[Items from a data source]
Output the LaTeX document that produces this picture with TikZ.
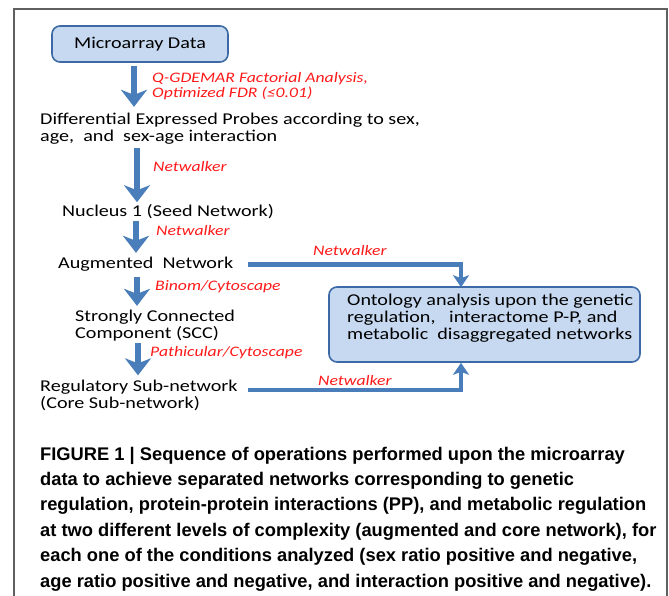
\documentclass[tikz,border=0pt]{standalone}
\usepackage{fontspec}
\usetikzlibrary{arrows.meta}
\newfontfamily\diagfont[FakeStretch=1.22]{Carlito}
\newfontfamily\capfont{Liberation Sans}
\definecolor{arrblue}{HTML}{4A7EBB}
\definecolor{boxfill}{HTML}{C6D9F1}
\definecolor{boxline}{HTML}{3D6AA6}
\definecolor{framegray}{HTML}{606060}
\definecolor{lblred}{HTML}{FF1A1A}
\tikzset{
  txt/.style={anchor=base west, inner sep=0pt, align=left,
    font=\diagfont\fontsize{16.5}{17}\selectfont},
  lbl/.style={anchor=base west, inner sep=0pt, align=left, text=lblred,
    font=\diagfont\itshape\fontsize{14.5}{15.5}\selectfont},
  stepbox/.style={draw=boxline, fill=boxfill, line width=1.6pt,
    rounded corners=8pt},
  varr/.style={draw=arrblue, line width=6pt,
    -{Stealth[length=17pt, width=26pt, inset=5pt]}},
  harr/.style={draw=arrblue, line width=4.5pt,
    -{Stealth[length=12pt, width=16pt, inset=3pt]}},
  caption/.style={anchor=base west, inner sep=0pt, align=left,
    font=\capfont\bfseries\fontsize{18.3}{25.4}\selectfont}
}
\begin{document}
\begin{tikzpicture}[x=1pt, y=-1pt]
\useasboundingbox (0,0) rectangle (669,596);
\clip (0,0) rectangle (669,596);

% outer frame, open at the bottom
\draw[framegray, line width=1.8pt] (14,610) -- (14,9) -- (667,9) -- (667,610);

% column of steps (multi-line nodes sit on the baseline of their last line)
\node[stepbox, minimum width=176pt, minimum height=36pt, inner sep=0pt,
  font=\diagfont\fontsize{16.5}{17}\selectfont] (md) at (140,44) {Microarray Data};
\node[txt] (diff) at (40,141.5) {Differential Expressed Probes according to sex,\\
  age,\ \ and\ \ sex-age interaction};
\node[txt] (nuc) at (62,216.5) {Nucleus 1 (Seed Network)};
\node[txt] (aug) at (58,268.5) {Augmented\ \ Network};
\node[txt] (scc) at (75,338.5) {Strongly Connected\\Component (SCC)};
\node[txt] (reg) at (40,408) {Regulatory Sub-network\\(Core Sub-network)};

% ontology box with its text
\node[stepbox, minimum width=311pt, minimum height=75pt, inner sep=0pt] (onto) at (484.5,324.5) {};
\node[txt] (ontotext) at (347,339) {Ontology analysis upon the genetic\\
  regulation,\ \ \ interactome P-P, and\\
  metabolic\ \ disaggregated networks};

% method labels
\node[lbl] (l1) at (152,98) {Q-GDEMAR Factorial Analysis,\\Optimized FDR (≤0.01)};
\node[lbl] (l2) at (153,172) {Netwalker};
\node[lbl] (l3) at (156,235.5) {Netwalker};
\node[lbl] (l4) at (313,255.5) {Netwalker};
\node[lbl] (l5) at (155,290.5) {Binom/Cytoscape};
\node[lbl] (l6) at (150,356) {Pathicular/Cytoscape};
\node[lbl] (l7) at (318,385.5) {Netwalker};

% arrow columns
\coordinate (ax1) at (134,0);
\coordinate (ax2) at (137,0);
\coordinate (ax3) at (136,0);
\coordinate (ax4) at (137,0);
\coordinate (ax5) at (138,0);
\coordinate (hx) at (248,0);
\coordinate (bx) at (461,0);
\coordinate (hs2) at (248,390);

% vertical flow
\draw[varr, shorten <=3pt, shorten >=6pt] (md.south -| ax1) -- (diff.north -| ax1);
\draw[varr, shorten <=3pt, shorten >=2pt] (diff.south -| ax2) -- (nuc.north -| ax2);
\draw[varr, shorten <=2pt, shorten >=4pt] (nuc.south -| ax3) -- (aug.north -| ax3);
\draw[varr, shorten <=5pt, shorten >=4pt] (aug.south -| ax4) -- (scc.north -| ax4);
\draw[varr, shorten <=2pt, shorten >=4pt] (scc.south -| ax5) -- (reg.north -| ax5);

% side connectors into the ontology box
\draw[harr] ([yshift=-0.5pt]aug.east -| hx) -| ([yshift=-1pt]onto.north -| bx);
\draw[harr] (hs2) -| (onto.south -| bx);

% caption
\node[caption] (cap) at (40,587) {FIGURE 1 | Sequence of operations performed upon the microarray\\
data to achieve separated networks corresponding to genetic\\
regulation, protein-protein interactions (PP), and metabolic regulation\\
at two different levels of complexity (augmented and core network), for\\
each one of the conditions analyzed (sex ratio positive and negative,\\
age ratio positive and negative, and interaction positive and negative).};
\end{tikzpicture}
\end{document}
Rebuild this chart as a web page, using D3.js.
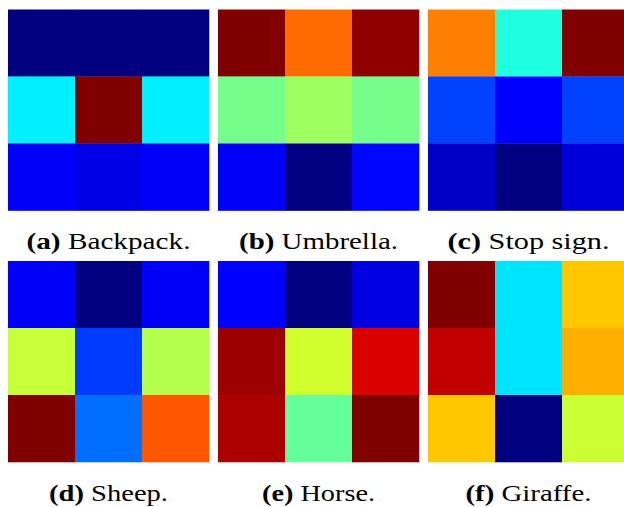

» **Written instruction**
Write out each line of the listing above, exactly, from its first line to the line holding "(667,9) -- (667,610);", inclusive. Skip the pictures.

» **Written solution**
Output the LaTeX document that produces this picture with TikZ.
\documentclass[tikz,border=0pt]{standalone}
\usepackage{fontspec}
\usetikzlibrary{arrows.meta}
\newfontfamily\diagfont[FakeStretch=1.22]{Carlito}
\newfontfamily\capfont{Liberation Sans}
\definecolor{arrblue}{HTML}{4A7EBB}
\definecolor{boxfill}{HTML}{C6D9F1}
\definecolor{boxline}{HTML}{3D6AA6}
\definecolor{framegray}{HTML}{606060}
\definecolor{lblred}{HTML}{FF1A1A}
\tikzset{
  txt/.style={anchor=base west, inner sep=0pt, align=left,
    font=\diagfont\fontsize{16.5}{17}\selectfont},
  lbl/.style={anchor=base west, inner sep=0pt, align=left, text=lblred,
    font=\diagfont\itshape\fontsize{14.5}{15.5}\selectfont},
  stepbox/.style={draw=boxline, fill=boxfill, line width=1.6pt,
    rounded corners=8pt},
  varr/.style={draw=arrblue, line width=6pt,
    -{Stealth[length=17pt, width=26pt, inset=5pt]}},
  harr/.style={draw=arrblue, line width=4.5pt,
    -{Stealth[length=12pt, width=16pt, inset=3pt]}},
  caption/.style={anchor=base west, inner sep=0pt, align=left,
    font=\capfont\bfseries\fontsize{18.3}{25.4}\selectfont}
}
\begin{document}
\begin{tikzpicture}[x=1pt, y=-1pt]
\useasboundingbox (0,0) rectangle (669,596);
\clip (0,0) rectangle (669,596);

% outer frame, open at the bottom
\draw[framegray, line width=1.8pt] (14,610) -- (14,9) -- (667,9) -- (667,610);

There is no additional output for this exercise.